Billet

La Poivronade du Lundi

 

Chaque lundi c’est un rite, un parcours initiatique, l’alcoolique délabré qui tient sa bouteille de rouge s’invite dans le bus, non loin des femmes qu’il aborde d’un bonjour chaleureux et bien senti. Lorsque ces malheureuses, attroupées comme des héroïnes de Sex in the City, sans le sexe mais bien dans la city, répondent – et elles répondent toujours – charmées par cette apparente bonhomie, cette humeur guillerette qui donne du baume au cœur. Evidemment, elles déchantent aussitôt.

 

Le saltimbanque, plus vif que goguenard, transforme très vite sa chaleureuse salutation en discours incohérent, souvent vilain, toujours connard, qu’il sature parfois d’invectives et de grandes leçons de vie. Les femmes ignorent alors tout à fait les élucubrations qu’il vitupère d’une voix guerrière, avec l’assurance des alcooliques les plus virulents, lesquelles profitent au bus entier : une belle déclaration d’amour au néant.

 

Ah ça fait sa bourgeoise mais je te dis-moi tu me donnerais pas une pièce y en a pas une pour me donner une pièce ça dérange t’aurais pas une pièce donc ? ou alors un ticket restaurant ? non les tickets-restaurants tu les gardes pour toi tu as bien raison et tu diras que non, ben non, tu n’en as pas de ces tickets alors que tu bouffes ton sandwich /

 

Vous êtes toutes pareilles des bourgeoises c’est tout hé et moi je suis vieux avant je travaillais tu vois je travaillais avec mes mains mais on ne travaille plus de la même façon avec ses mains maintenant c’est fini tout ça on est plus dans les années disco. Je portais des pat’def, tu imagines ?/

 

Sinon, tu connais mon copain Bouddha ? C’était un mec bien et il est mort, je suis triste qu’il soit mort putain il m’a laissé tout seul dans la vie, il savait prendre les directions de la vie lui, quand on a une amitié comme ça, qu’on s’aime entre hommes c’est beau, on s’entraide y a rien de plus beau les femmes vous vous comprenez pas ça, vous faites les tigresses

 

Toi t’as l’air d’en être une sacrée mais les hommes aiment les tigresses moi je me plains pas si une femme c’est une tigresse ça non / alors c’est bien ! Vous connaissez Bouddha ? Je suis trop mal depuis qu’il est parti mon pote Hubert il m’a appris tellement de truc et maintenant je me sens seul. Et le bouddhisme ? Le yin et le yang ? Vous connaissez pas hein ? Hahhh, je descends là, ça me plaît bien.

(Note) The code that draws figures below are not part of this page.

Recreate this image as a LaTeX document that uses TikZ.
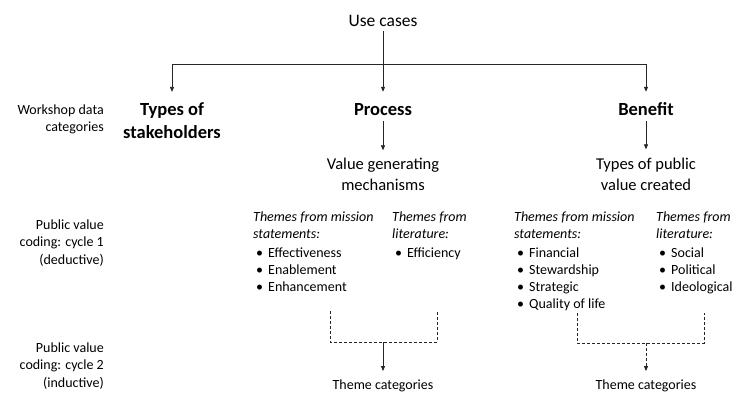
\documentclass[tikz,border=0pt]{standalone}
\usepackage{fontspec}
\setmainfont{Carlito}
\usetikzlibrary{positioning, arrows.meta}

\newcommand{\itm}[1]{\hspace*{3pt}\makebox[12pt][l]{\textbullet}#1}

\begin{document}
\begin{tikzpicture}[x=1pt, y=-1pt, node distance=20pt, on grid]
    \tikzset{
        conn/.style={draw=black!85, line width=0.8pt},
        arr/.style={conn, -{Triangle[length=5pt, width=4pt]}},
        dsh/.style={conn, dash pattern=on 3pt off 2pt},
        rowlabel/.style={align=right, anchor=base east, inner sep=0pt, font=\fontsize{14}{17.5}\selectfont},
        cat/.style={align=center, anchor=base, inner sep=0pt, font=\bfseries\fontsize{18.5}{23}\selectfont},
        sub/.style={align=center, anchor=base, inner sep=0pt, font=\fontsize{16.5}{21}\selectfont},
        theme/.style={align=left, anchor=base west, inner sep=0pt, font=\itshape\fontsize{14}{16.5}\selectfont},
        items/.style={align=left, anchor=base west, inner sep=0pt, font=\fontsize{14}{17}\selectfont},
        result/.style={anchor=base, inner sep=0pt, font=\fontsize{14}{17}\selectfont}
    }
    \useasboundingbox (0,0) rectangle (734,393);

    % TOP
    \node[sub, font=\fontsize{17.5}{21}\selectfont] (usecases) at (383,27) {Use cases};

    % ROW LABELS (base = last line)
    \node[rowlabel] (lworkshop) at (104,132) {Workshop data\\categories};
    \node[rowlabel] (lcycleone) at (104,264) {Public value\\coding: cycle 1\\(deductive)};
    \node[rowlabel] (lcycletwo) at (104,387) {Public value\\coding: cycle 2\\(inductive)};

    % CATEGORIES
    \node[cat] (process) at (383,116) {Process};
    \node[cat] (stake) at (172,139) {Types of\\stakeholders};
    \node[cat] (benefit) at (646,116) {Benefit};

    \node[sub] (mechanisms) at (383,191) {Value generating\\mechanisms};
    \node[sub] (created) at (646,191) {Types of public\\value created};

    % CYCLE 1 THEMES
    \node[theme] (pmission) at (253,238) {Themes from mission\\statements:};
    \node[theme] (pliterature) at (392,238) {Themes from\\literature:};
    \node[theme] (bmission) at (514,238) {Themes from mission\\statements:};
    \node[theme] (bliterature) at (656,238) {Themes from\\literature:};

    \node[items] (plist) at (253,291) {\itm{Effectiveness}\\\itm{Enablement}\\\itm{Enhancement}};
    \node[items] (pllist) at (392,257) {\itm{Efficiency}};
    \node[items] (blist) at (514,308) {\itm{Financial}\\\itm{Stewardship}\\\itm{Strategic}\\\itm{Quality of life}};
    \node[items] (bllist) at (656,291) {\itm{Social}\\\itm{Political}\\\itm{Ideological}};

    % CYCLE 2
    \node[result] (pthemes) at (383,389) {Theme categories};
    \node[result] (bthemes) at (646,389) {Theme categories};

    % CONNECTORS
    \coordinate (bar) at (383,64);
    \draw[conn] (bar -| stake) -- (bar -| benefit);
    \draw[arr, shorten <=4pt, shorten >=12pt] (usecases) -- (process);
    \draw[arr, shorten >=11pt] (bar -| stake) -- (stake);
    \draw[arr, shorten >=11pt] (bar -| benefit) -- (benefit);
    \draw[arr, shorten <=5pt, shorten >=8pt] (process) -- (mechanisms);
    \draw[arr, shorten <=5pt, shorten >=9pt] (benefit) -- (created);

    \coordinate (pjoin) at (383,342);
    \coordinate (bjoin) at (646,343);
    \draw[dsh] (330,311) -- (330,342) -- (437,342) -- (437,311);
    \draw[dsh] (577,313) -- (577,343) -- (704,343) -- (704,313);
    \draw[arr, shorten >=8pt] (pjoin) -- (pthemes);
    \draw[arr, dsh, shorten >=8pt] (bjoin) -- (bthemes);
\end{tikzpicture}
\end{document}
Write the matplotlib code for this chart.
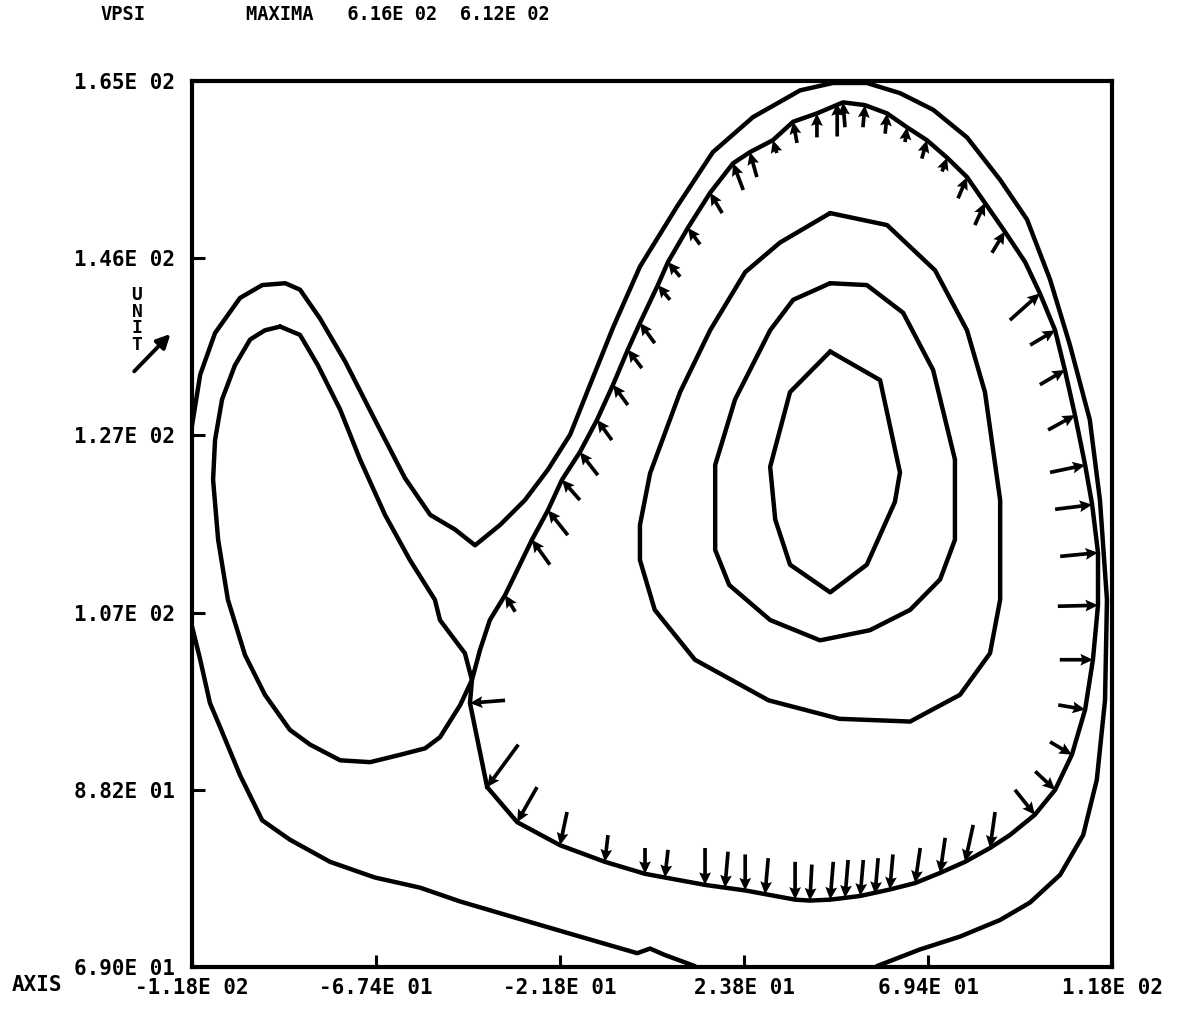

Au revoir, veillez bien sur vous.

 

Elles répondirent à l’unisson, au revoir, bien qu’elles n’écoutèrent rien de sa gueulante, s’acharnant à deviser tant bien que mal en tâchant de ne rien laisser paraître de leur malaise, en bonnes citadines qui se respectent, élevées à la bienséance jusqu’au dégoût. Certains d’entre nous, dont le chauffeur qui ne doit rien ignorer de ses frasques, savent qu’il descend à cet arrêt chaque lundi ; seuls varient dans cette sombre équation la teneur de son propos et le contenu de sa bouteille.